Rock’n’roll. Londres accueille la première grande exhibition européenne consacrée au King. L’occasion de découvrir de nombreux objets en provenance directe de Graceland.
Ce 14 janvier 1973, c’est sous les auspices d’Ainsi parlait Zarathoustra que s’ouvre le concert. Cinq ans plus tôt, la mise en musique par Richard Strauss de ce récit philosophique de Nietzsche avait accompagné une scène culte de 2001, l’odyssée de l’espace.
C’est évidemment ce space opera fondateur signé Kubrick, plutôt que le nihilisme de Nietzsche, que le King souhaite évoquer pour son entrée en scène.
Un peu plus de quatre ans avant sa mort, Elvis Presley se produit ce soir-là au Honolulu International Center, sur l’île de Hawaii. Sa voix est à son image: empâtée. Le dieu vivant du rock’n’roll n’a que 38 ans, et il a déjà perdu de sa superbe, usé par trop de concerts, trop de médicaments.
Le public l’acclame, mais ne peut que constater son déclin, même si son aura reste à nulle autre pareille. Pas question cependant d’évoquer cette triste fin de carrière et de vie – le corps rongé par des maladies et la dépendance, bien que tout cela soit encore sujet à caution – lorsqu’il s’agit de célébrer le mythe Elvis.

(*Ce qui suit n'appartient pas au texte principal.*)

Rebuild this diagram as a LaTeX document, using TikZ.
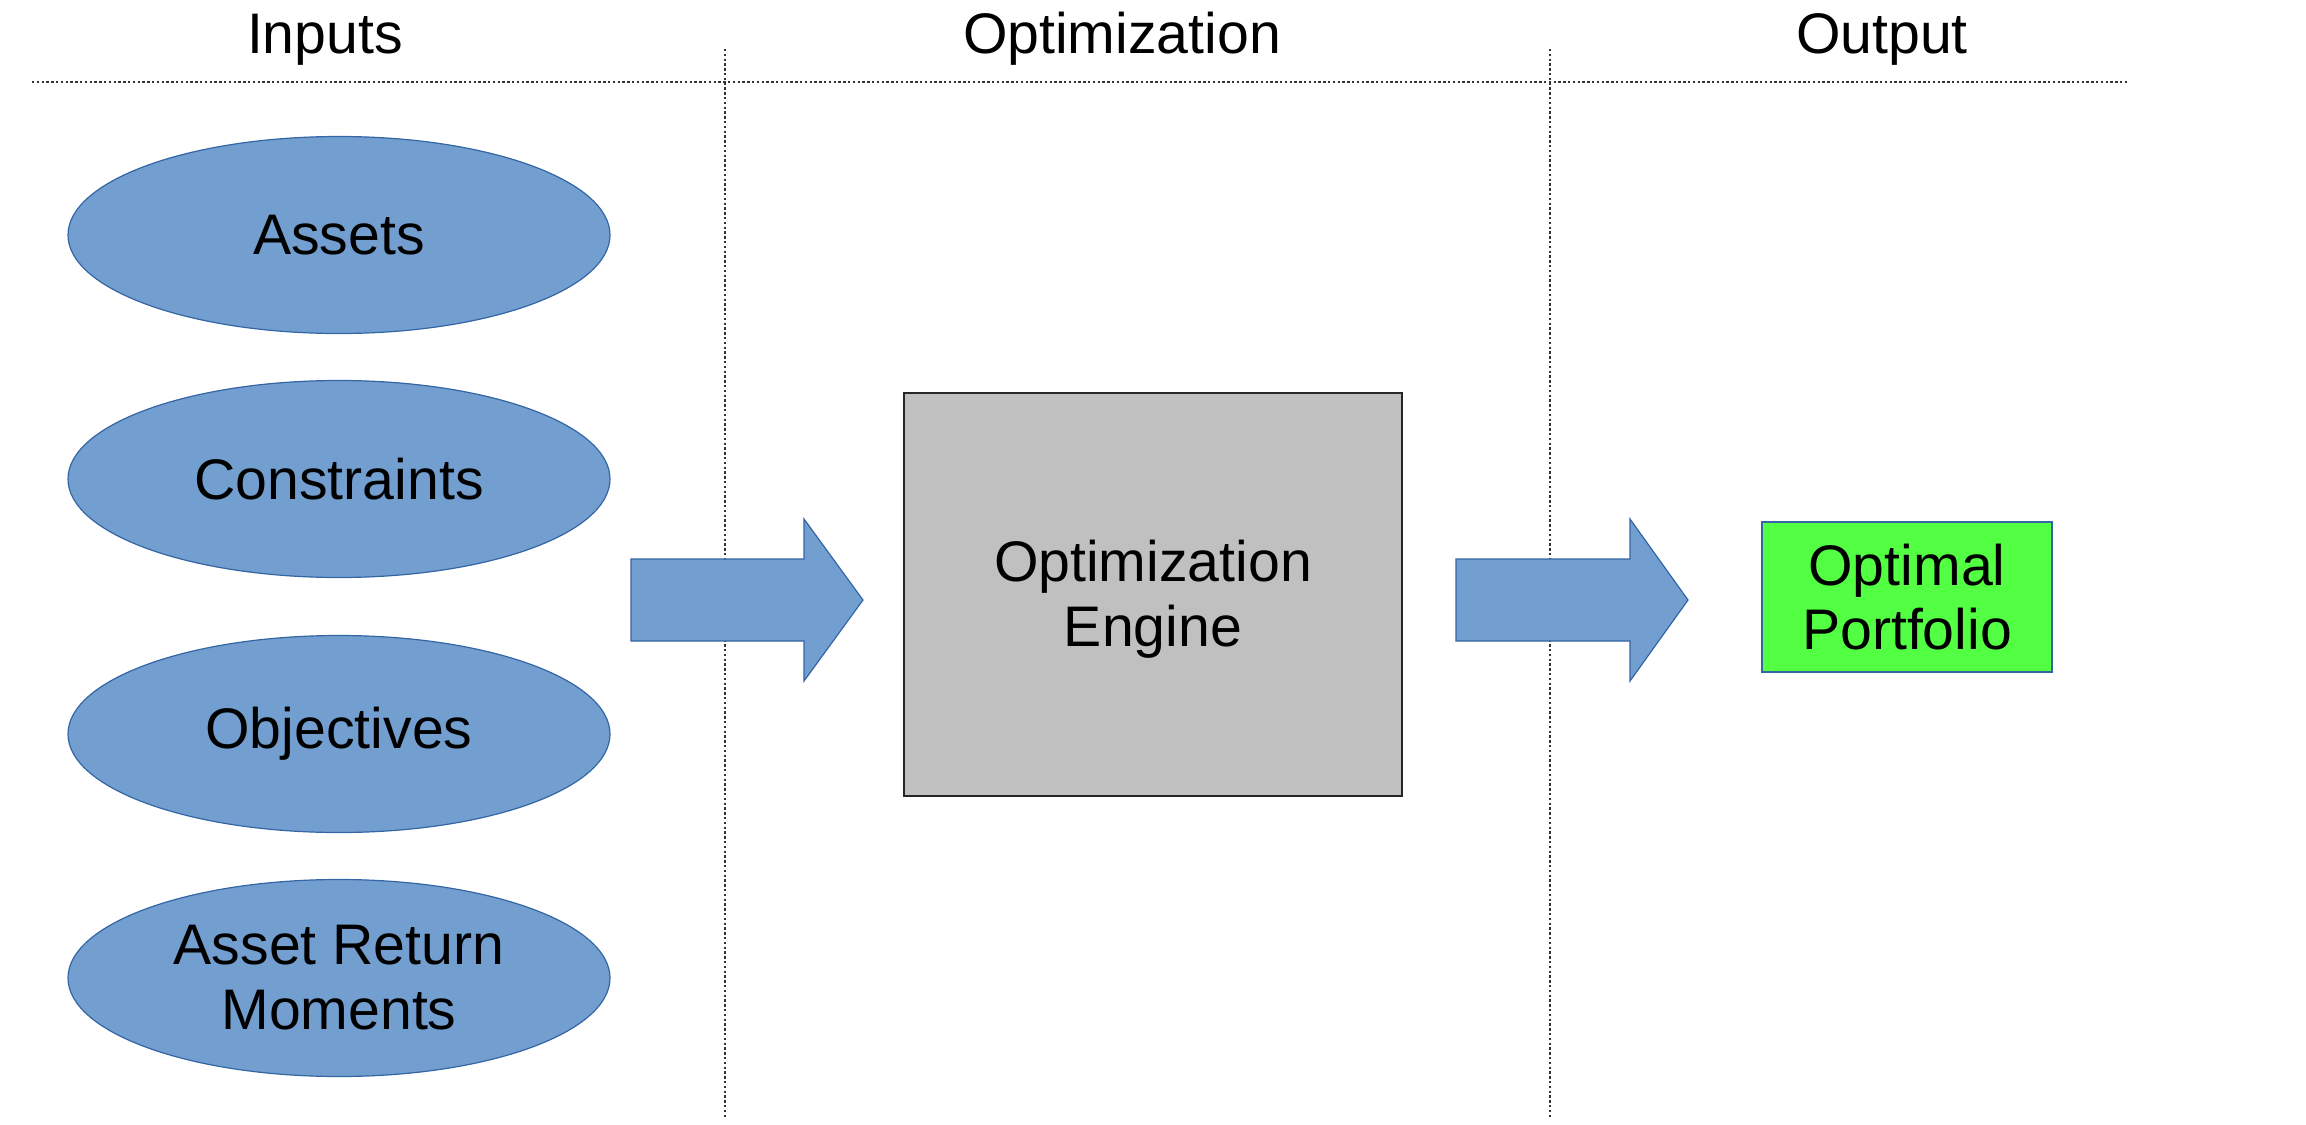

A l’O2 Arena de Londres, qui accueille la première grande expo consacrée à la star en Europe, parsemée d’objets et documents qui pour certains ne sont jamais sortis de sa demeure de Graceland, à Memphis, tout commence par la naissance d’Elvis Aaron Presley dans le Mississippi pour s’arrêter en 1968.
Des costumes et du champagne
Cette année-là, après avoir enchaîné quelque 25 films, le chanteur signe son grand retour avec un show télévisé, le ’68 Comeback Special, destiné à relancer sa carrière discographique et scénique. Diffusé sur NBC, le spectacle connaît un succès retentissant.
Ce que personne ne sait alors, c’est qu’il s’agit en quelque sorte de sa dernière grande prestation. Moulé dans un costume de cuir noir, Elvis est plus sexy que jamais, mais ça ne va pas durer. A Londres, une salle est entièrement dédiée à ce come-back. On peut y voir ledit costume, comme d’ailleurs une chemise portée dans le film Le rock du bagne (Richard Thorpe, 1957) ou d’autres habits de scène.
Il y a là quelque chose d’ouvertement fétichiste. Elvis n’est plus, mais on peut s’approcher au plus près de sa légende, presque le toucher. Alors que la grande expo David Bowie Is, montée à Londres en 2013 et actuellement présentée à Paris, contextualise souvent les objets présentés, et permet dès lors à un non-initié d’appréhender en une visite l’importance du chanteur anglais, cette virée sur les traces de l’icône rock américaine permet surtout de se rendre compte du culte fervent que lui vouent encore des millions de fans.
On n’apprend finalement pas grand-chose sur lui, même si, entre les lignes, on saisit bien sa ferveur religieuse et son patriotisme. On pénètre en revanche un peu dans son intimité en découvrant nombre d’objets qu’il avait conservés à Graceland, dont certains totalement anecdotiques, telles ces cartes de crédit ou cette bouteille de champagne reçue à l’occasion de son mariage avec Priscilla.
Avant elvis, le néant
John Lennon a dit un jour que les Beatles étaient plus célèbres que Jésus. Il avait probablement raison. Il a aussi dit qu’avant Elvis, il n’y avait rien. Là, aucun doute n’est possible. Sans Elvis, qui a largement contribué à sortir les musiques noires des ghettos tout en se les réappropriant pour inventer quelque chose de nouveau, il n’y aurait eu ni les Beatles ni les Stones. Incarnation d’une possible émancipation à une époque encore ultraconservatrice, il a ouvert la voie.
Que l’on soit fétichiste ou non, impossible dès lors de ne pas frissonner, dans la salle centrale de l’O2 Arena, face à cette table de billard qui a été le témoin d’une rencontre unique avec les Fab Four. Même si ce qui compte, c’est finalement avant tout l’extraordinaire puissance que conserve encore aujourd’hui sa musique.